* _TASK_: Locate each line of the material that contains "code", then return it.

——————————

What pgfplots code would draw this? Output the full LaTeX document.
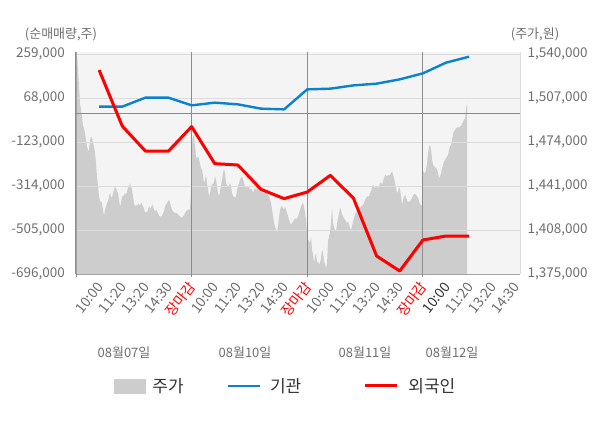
\documentclass[border=0pt]{standalone}
\usepackage{pgfplots}
\pgfplotsset{compat=1.18}
\usepackage{pgfplotstable}
\usepackage{fontspec}
\setmainfont{Noto Sans CJK KR}
\definecolor{bggray}{HTML}{F4F4F4}
\definecolor{areagray}{HTML}{CDCDCD}
\definecolor{gridgray}{HTML}{DCDCDC}
\definecolor{zerogray}{HTML}{8C8C8C}
\definecolor{ticktext}{HTML}{6E6E6E}
\definecolor{darktick}{HTML}{333333}
\definecolor{blueline}{HTML}{0A82D0}
\definecolor{redline}{HTML}{FF0000}
\definecolor{legtext}{HTML}{333333}
\pgfkeys{/pgf/number format/fixed, /pgf/number format/precision=0, /pgf/number format/1000 sep={,}, /pgf/number format/assume math mode=true}
\newcommand{\xl}[1]{{\fontsize{14}{16}\selectfont #1}}

\pgfplotstableread{
x y
0.000 1375000
0.000 1538250
0.043 1538250
0.087 1528250
0.130 1515750
0.173 1503250
0.216 1498250
0.260 1493250
0.303 1485750
0.346 1484500
0.389 1480750
0.433 1475750
0.476 1470750
0.519 1468250
0.562 1467000
0.606 1475750
0.649 1478250
0.692 1477000
0.735 1473250
0.779 1470750
0.822 1465750
0.865 1458250
0.908 1448250
0.952 1440750
0.995 1433250
1.038 1429500
1.081 1429500
1.125 1428250
1.168 1423250
1.211 1418250
1.254 1423250
1.298 1425750
1.341 1428250
1.384 1429500
1.427 1433250
1.471 1435750
1.514 1433250
1.557 1432000
1.600 1435750
1.644 1438250
1.687 1440750
1.730 1439500
1.773 1437000
1.817 1435750
1.860 1430750
1.903 1425750
1.946 1428250
1.990 1433250
2.033 1433250
2.076 1434500
2.119 1435750
2.163 1434500
2.206 1437000
2.249 1439500
2.292 1440750
2.336 1443250
2.379 1440750
2.422 1438250
2.465 1433250
2.509 1428250
2.552 1425750
2.595 1427000
2.638 1425750
2.682 1427750
2.725 1427000
2.768 1426250
2.811 1428250
2.855 1427750
2.898 1425750
2.941 1424500
2.984 1420750
3.028 1422000
3.071 1420750
3.114 1423250
3.157 1425750
3.201 1424500
3.244 1424500
3.287 1427000
3.330 1426250
3.374 1423250
3.417 1422000
3.460 1423250
3.503 1422000
3.547 1420750
3.590 1418750
3.633 1418250
3.676 1418250
3.720 1418750
3.763 1420750
3.806 1422000
3.849 1425750
3.893 1427000
3.936 1428250
3.979 1429500
4.022 1430750
4.066 1428250
4.109 1425750
4.152 1423250
4.196 1422000
4.282 1420750
4.369 1420750
4.412 1419500
4.498 1418250
4.585 1417000
4.628 1418250
4.671 1419500
4.715 1420750
4.758 1422000
4.801 1422750
4.844 1423250
4.931 1423250
4.974 1438250
5.017 1473250
5.061 1479500
5.104 1478250
5.147 1470750
5.190 1463250
5.234 1462000
5.277 1463250
5.320 1460750
5.363 1458250
5.407 1453250
5.450 1454500
5.493 1448250
5.536 1443250
5.580 1445750
5.623 1449500
5.666 1443250
5.709 1438250
5.753 1433250
5.796 1435750
5.839 1439500
5.882 1443250
5.926 1442000
5.969 1444500
6.012 1448250
6.055 1445750
6.099 1440750
6.142 1435750
6.185 1433250
6.228 1437000
6.272 1442000
6.315 1445750
6.358 1450750
6.401 1453750
6.445 1450750
6.488 1443250
6.531 1442000
6.574 1440750
6.618 1441250
6.661 1443250
6.704 1440750
6.747 1435750
6.791 1433250
6.834 1433250
6.877 1432000
6.920 1433250
6.964 1438250
7.007 1440750
7.050 1443250
7.093 1445750
7.137 1447000
7.180 1448250
7.223 1445750
7.266 1443250
7.310 1440750
7.353 1439500
7.396 1440750
7.439 1440750
7.483 1440000
7.526 1438250
7.569 1439500
7.612 1438250
7.656 1435750
7.699 1438250
7.742 1439500
7.785 1438250
7.829 1438750
7.872 1439500
7.915 1438750
7.958 1438250
8.002 1437000
8.045 1437000
8.088 1438250
8.131 1438250
8.175 1437000
8.218 1435750
8.261 1435250
8.304 1433750
8.348 1433250
8.391 1430750
8.434 1428250
8.478 1423250
8.521 1418250
8.564 1413250
8.607 1410750
8.651 1408250
8.694 1405750
8.737 1410750
8.780 1418250
8.824 1423250
8.867 1425750
8.910 1425750
8.953 1424500
8.997 1423250
9.040 1425750
9.083 1423250
9.126 1420750
9.170 1418250
9.213 1415750
9.256 1413250
9.299 1412000
9.343 1413250
9.386 1414500
9.429 1415750
9.472 1417000
9.516 1415750
9.559 1417000
9.602 1418250
9.645 1420750
9.689 1423250
9.732 1425750
9.775 1427750
9.818 1428250
9.862 1425750
9.905 1420750
9.948 1415750
9.991 1405750
10.035 1400750
10.078 1399500
10.121 1398250
10.164 1403250
10.208 1393250
10.251 1389500
10.294 1383250
10.337 1388250
10.381 1390750
10.424 1383250
10.467 1384500
10.510 1382000
10.554 1383250
10.597 1387000
10.640 1393250
10.683 1390750
10.727 1384500
10.770 1382000
10.813 1379500
10.857 1383250
10.900 1399500
10.943 1403250
10.986 1405750
11.030 1414500
11.073 1424500
11.116 1413250
11.159 1409500
11.203 1408250
11.246 1407000
11.289 1413250
11.332 1417000
11.376 1420750
11.419 1424500
11.462 1423250
11.505 1419500
11.549 1418250
11.592 1417000
11.635 1415750
11.678 1414500
11.722 1413250
11.765 1414500
11.808 1412000
11.851 1409500
11.895 1408250
11.938 1410750
11.981 1414500
12.024 1417000
12.068 1419500
12.111 1420750
12.154 1423250
12.197 1424500
12.241 1425750
12.284 1423250
12.327 1425750
12.370 1426250
12.414 1427000
12.457 1428250
12.500 1430750
12.543 1432000
12.587 1433250
12.630 1433250
12.673 1433250
12.716 1435750
12.760 1437000
12.803 1440750
12.846 1442000
12.889 1440750
12.933 1439500
12.976 1440750
13.019 1440750
13.062 1439500
13.106 1440750
13.149 1443250
13.192 1443750
13.235 1442000
13.279 1444500
13.322 1447000
13.365 1449500
13.408 1448750
13.452 1448250
13.495 1449500
13.538 1448750
13.581 1449500
13.625 1450750
13.668 1452000
13.711 1449500
13.754 1447000
13.798 1443250
13.841 1439500
13.884 1435750
13.927 1437000
13.971 1440750
14.014 1438250
14.057 1433250
14.100 1427000
14.144 1430750
14.187 1433250
14.230 1434500
14.273 1432000
14.317 1430250
14.360 1428750
14.403 1429500
14.446 1429500
14.490 1430750
14.533 1432000
14.576 1433750
14.619 1435000
14.663 1435000
14.706 1434500
14.749 1433250
14.792 1432000
14.836 1429500
14.879 1427000
14.922 1427000
14.965 1425750
15.009 1452000
15.052 1451250
15.095 1450750
15.138 1453250
15.182 1458250
15.225 1465750
15.268 1470750
15.311 1472000
15.355 1468250
15.398 1460750
15.441 1457000
15.484 1455750
15.528 1455250
15.571 1454500
15.614 1453250
15.657 1450750
15.701 1447000
15.744 1448250
15.787 1450750
15.830 1454500
15.874 1457000
15.917 1459500
15.960 1460750
16.003 1462000
16.047 1463250
16.090 1464500
16.133 1468250
16.176 1470750
16.220 1472000
16.263 1475750
16.306 1480750
16.349 1482000
16.393 1483250
16.436 1484500
16.479 1485000
16.522 1485250
16.566 1484500
16.609 1485750
16.652 1486250
16.695 1487750
16.739 1489500
16.782 1490750
16.825 1492000
16.868 1499500
16.912 1503250
16.912 1375000
}\pricetable

\begin{document}
\begin{tikzpicture}
\useasboundingbox (0pt,0pt) rectangle (600pt,428pt);
% price (right axis) with background and area
\begin{axis}[
  at={(76pt,154pt)}, anchor=south west,
  width=444pt, height=222pt, scale only axis,
  xmin=0, xmax=19.2,
  ymin=1375000, ymax=1541700,
  axis background/.style={fill=bggray},
  hide x axis,
  axis y line*=right,
  y axis line style={-, draw=gridgray, line width=0.8pt},
  ytick={1375000,1408000,1441000,1474000,1507000,1540000},
  scaled y ticks=false,
  major tick length=0pt,
  yticklabel style={anchor=west, inner sep=0pt, xshift=7.5pt, color=ticktext, font=\fontsize{13.5}{15}\selectfont},
]
\addplot[fill=areagray, draw=none] table[x=x, y=y] {\pricetable} -- cycle;
\end{axis}
% net buying (left axis)
\begin{axis}[
  at={(76pt,154pt)}, anchor=south west,
  width=444pt, height=222pt, scale only axis,
  xmin=0, xmax=19.2,
  ymin=-696000, ymax=268000,
  axis x line*=bottom, axis y line*=left,
  axis line style={-, draw=zerogray!80, line width=0.8pt},
  ytick={-696000,-505000,-314000,-123000,68000,259000},
  scaled y ticks=false,
  ymajorgrids,
  major grid style={draw=gridgray, line width=0.8pt},
  extra y ticks={0}, extra y tick labels={},
  extra y tick style={grid=major, major grid style={draw=zerogray, line width=1pt}},
  xtick={1,...,19},
  xticklabels={\xl{10:00},\xl{11:20},\xl{13:20},\xl{14:30},\xl{\textcolor{red}{장마감}},\xl{10:00},\xl{11:20},\xl{13:20},\xl{14:30},\xl{\textcolor{red}{장마감}},\xl{10:00},\xl{11:20},\xl{13:20},\xl{14:30},\xl{\textcolor{red}{장마감}},\xl{\textcolor{darktick}{10:00}},\xl{11:20},\xl{13:20},\xl{14:30}},
  extra x ticks={0,5,10,15}, extra x tick labels={},
  extra x tick style={grid=major, major grid style={draw=zerogray, line width=1pt}, major tick length=3.5pt, tick align=outside, tick style={draw=zerogray, line width=0.8pt}},
  major tick length=0pt,
  yticklabel style={anchor=east, inner sep=0pt, xshift=-11pt, color=ticktext, font=\fontsize{13.5}{15}\selectfont},
  xticklabel style={xshift=1pt, yshift=-10pt, rotate=52, anchor=east, inner sep=0pt, color=ticktext},
  legend columns=3,
  legend image code/.code={\draw[#1, line cap=butt] (0pt,0pt) -- (32pt,0pt);},
  legend style={at={(0.0856,-0.5045)}, anchor=west, draw=none, fill=none,
    inner sep=0pt, outer sep=0pt, nodes={inner sep=0pt},
    font=\fontsize{17}{20}\selectfont, text=legtext,
    /tikz/column 1/.style={column sep=7pt},
    /tikz/column 2/.style={column sep=43pt},
    /tikz/column 3/.style={column sep=9pt},
    /tikz/column 4/.style={column sep=62pt},
    /tikz/column 5/.style={column sep=10pt}},
]
\addlegendimage{legend image code/.code={\fill[areagray] (0pt,-7pt) rectangle (31pt,7pt);}}
\addlegendentry{주가}
\addplot[blueline, line width=2.4pt, line join=round] coordinates {
(1,30700) (2,30700) (3,69700) (4,69700) (5,36300) (6,48000) (7,40650) (8,22000) (9,18950)
(10,105770) (11,108800) (12,123100) (13,130500) (14,149200) (15,175200) (16,221700) (17,247700)};
\addlegendentry{기관}
\addplot[redline, line width=3pt, line join=round] coordinates {
(1,189550) (2,-53550) (3,-162070) (4,-162070) (5,-56150) (6,-216770) (7,-222850) (8,-328330) (9,-368700)
(10,-340050) (11,-267560) (12,-367400) (13,-617880) (14,-683000) (15,-548400) (16,-531060) (17,-531060)};
\addlegendentry{외국인}
\end{axis}
\begin{scope}[every node/.style={color=ticktext, font=\fontsize{13}{15}\selectfont}]
\node at (61pt,394pt) {(순매매량,주)};
\node at (535pt,394pt) {(주가,원)};
\node at (124pt,75pt) {08월07일};
\node at (245pt,75pt) {08월10일};
\node at (365pt,75pt) {08월11일};
\node at (452pt,75pt) {08월12일};
\end{scope}
\end{tikzpicture}
\end{document}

——————————

* _RESPONSE_:
What pgfplots code would draw this? Output the full LaTeX document.
  legend image code/.code={\draw[#1, line cap=butt] (0pt,0pt) -- (32pt,0pt);},
\addlegendimage{legend image code/.code={\fill[areagray] (0pt,-7pt) rectangle (31pt,7pt);}}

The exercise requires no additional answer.